On Tuesday, a Chinese space mining startup launched a robot prototype into low Earth orbit that can scoop up debris left behind by other spacecraft with a wide net.
According to the state-run Xinhua news agency, the NEO-01, which will also peer into deep space to observe tiny celestial bodies, was launched on the government’s Long March 6 rocket along with a handful of satellites.
According to the business, the 30kg robot built by Shenzhen-based Origin Space will pave the way for future technologies capable of mining asteroids.
Since the establishment of the world’s first asteroid mining company Planetary Resources in 2009, more than a dozen firms across the world have entered the fledging sector, including 3D Systems (DDD.N) of the United States and Japan’s Astroscale.
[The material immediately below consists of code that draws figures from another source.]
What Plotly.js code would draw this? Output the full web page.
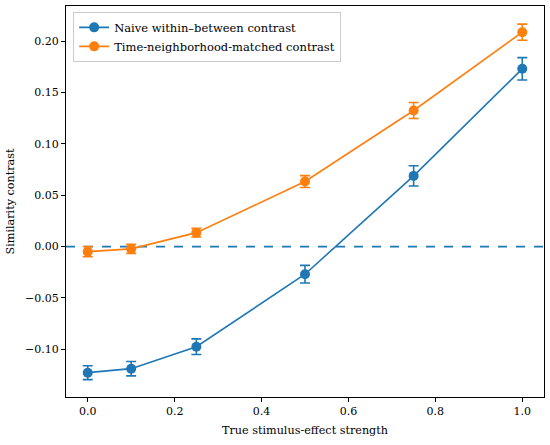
<!DOCTYPE html>
<html>
<head>
<meta charset="utf-8">
<script src="https://cdn.plot.ly/plotly-3.0.1.min.js"></script>
<style>html,body{margin:0;padding:0;background:#fff;}#chart{width:550px;height:445px;}</style>
</head>
<body>
<div id="chart"></div>
<script>
const strengths = [0.0, 0.1, 0.25, 0.5, 0.75, 1.0];
const naiveValues = [-0.1228, -0.1189, -0.0975, -0.0269, 0.0689, 0.1732];
const naiveErrors = [0.0068, 0.0070, 0.0076, 0.0086, 0.0099, 0.0109];
const matchedValues = [-0.0049, -0.0022, 0.0136, 0.0634, 0.1326, 0.2089];
const matchedErrors = [0.0050, 0.0044, 0.0042, 0.0058, 0.0078, 0.0078];
const seriesNames = ['Naive within\u2013between contrast', 'Time-neighborhood-matched contrast'];
const xTicks = [0.0, 0.2, 0.4, 0.6, 0.8, 1.0];
const xTickLabels = ['0.0', '0.2', '0.4', '0.6', '0.8', '1.0'];
const yTicks = [-0.10, -0.05, 0.00, 0.05, 0.10, 0.15, 0.20];
const yTickLabels = ['\u22120.10', '\u22120.05', '0.00', '0.05', '0.10', '0.15', '0.20'];

const blue = '#1f77b4', orange = '#ff7f0e';
const font = 'DejaVu Serif';

function series(y, e, name, color) {
  return {
    x: strengths, y: y, name: name, type: 'scatter', mode: 'lines+markers',
    line: {color: color, width: 1.6},
    marker: {color: color, size: 10},
    error_y: {type: 'data', array: e, visible: true, color: color, thickness: 1.6, width: 5}
  };
}

const data = [
  series(naiveValues, naiveErrors, seriesNames[0], blue),
  series(matchedValues, matchedErrors, seriesNames[1], orange)
];

const layout = {
  width: 550, height: 445,
  margin: {l: 66, r: 6, t: 6, b: 48},
  paper_bgcolor: '#fff', plot_bgcolor: '#fff',
  font: {family: font, size: 11.2, color: '#000'},
  showlegend: true,
  legend: {x: 0.015, y: 0.985, xanchor: 'left', yanchor: 'top',
    bgcolor: 'rgba(255,255,255,0.8)', bordercolor: '#ccc', borderwidth: 1,
    font: {family: font, size: 11.5}, tracegroupgap: 0},
  xaxis: {
    range: [-0.05, 1.05], tickvals: xTicks, ticktext: xTickLabels,
    ticks: 'outside', ticklen: 4, tickcolor: '#000', showgrid: false, zeroline: false,
    showline: true, linecolor: '#000', linewidth: 1, mirror: true,
    tickfont: {family: font, size: 11},
    title: {text: 'True stimulus-effect strength', font: {family: font, size: 11.2}, standoff: 8}
  },
  yaxis: {
    range: [-0.1465, 0.2344], tickvals: yTicks, ticktext: yTickLabels,
    ticks: 'outside', ticklen: 4, tickcolor: '#000', showgrid: false, zeroline: false,
    showline: true, linecolor: '#000', linewidth: 1, mirror: true,
    tickfont: {family: font, size: 11},
    title: {text: 'Similarity contrast', font: {family: font, size: 11.2}, standoff: 8}
  },
  shapes: [{type: 'line', xref: 'paper', x0: 0, x1: 1, yref: 'y', y0: 0, y1: 0,
    line: {color: blue, width: 1.6, dash: 'dash'}, layer: 'below'}]
};

Plotly.newPlot('chart', data, layout, {displayModeBar: false, staticPlot: true});
</script>
</body>
</html>
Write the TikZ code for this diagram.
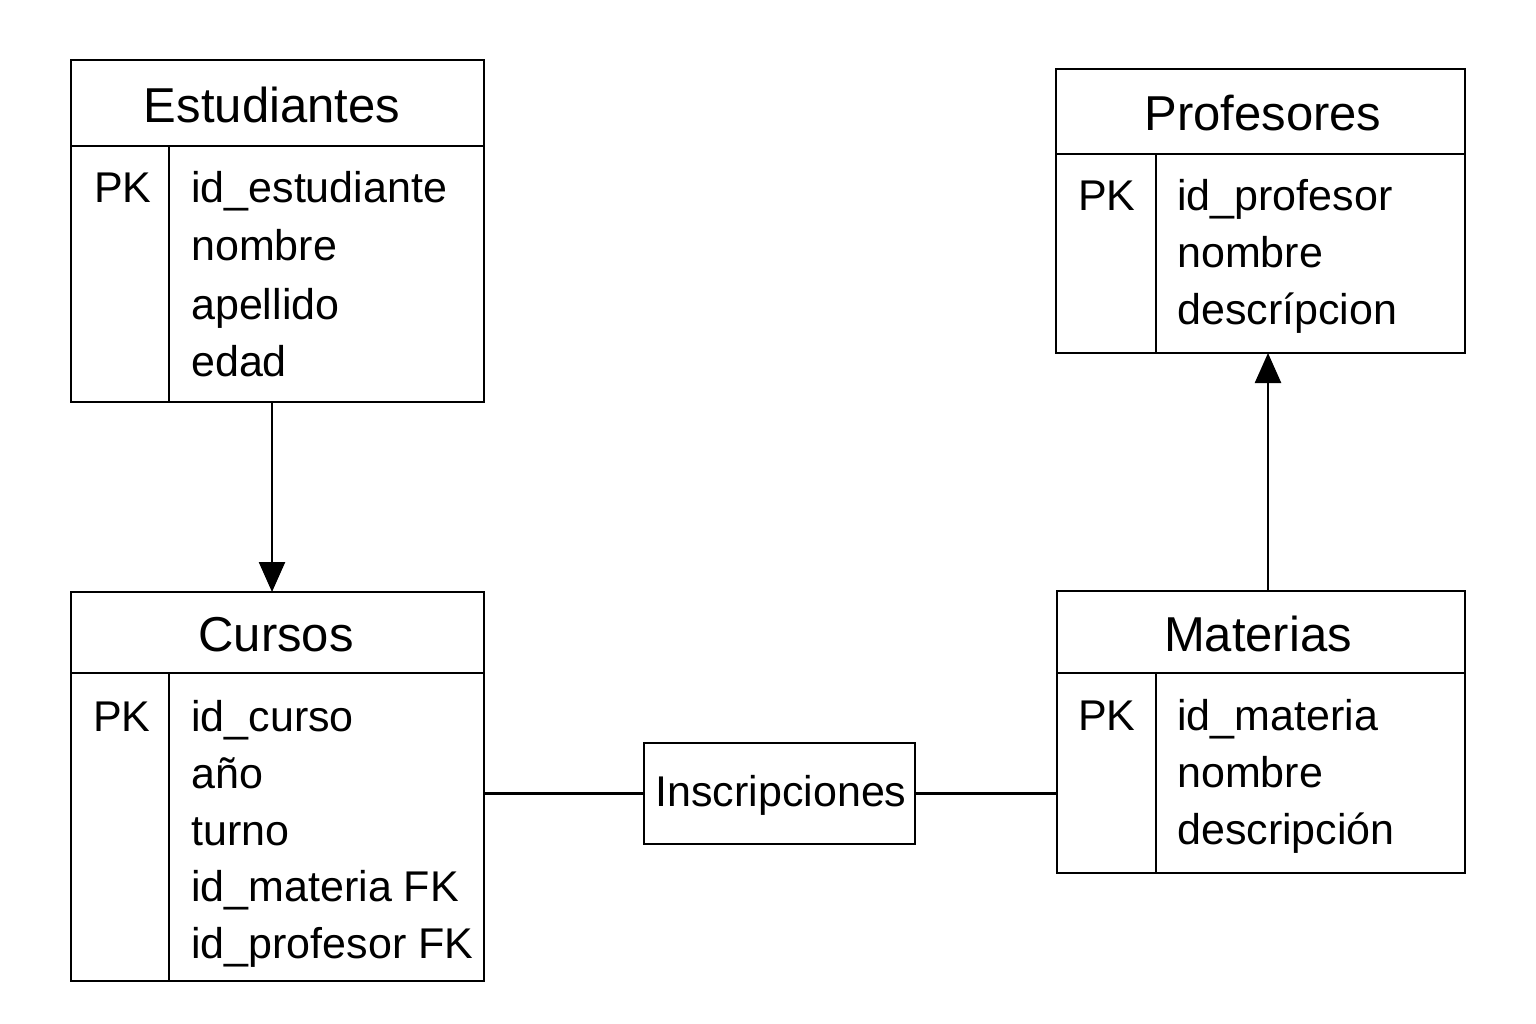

Unlike Astroscale’s technology, which uses magnets to gather up space junk, NEO-01 will use a net to capture debris and then burn it with its electric propulsion system, according to a report on the company’s website.
Thousands of satellites have been launched globally. As they outlive their use, many end up as junk, posing danger to other operating satellites.
Origin Space plans to launch dozens of space telescopes and more spacecraft to achieve the first commercial mining of asteroids by 2045, said the company’s founder Su Meng in an interview with domestic media on April 6.
Xinhua reported on Saturday that China was stepping up efforts to land a probe on a near-Earth asteroid to collect samples, and also expediting a plan to build a defence system against near-Earth asteroids.
Beijing has grand space ambitions, aiming to catch up with Russia and the United States and transform China into a major space power by 2030.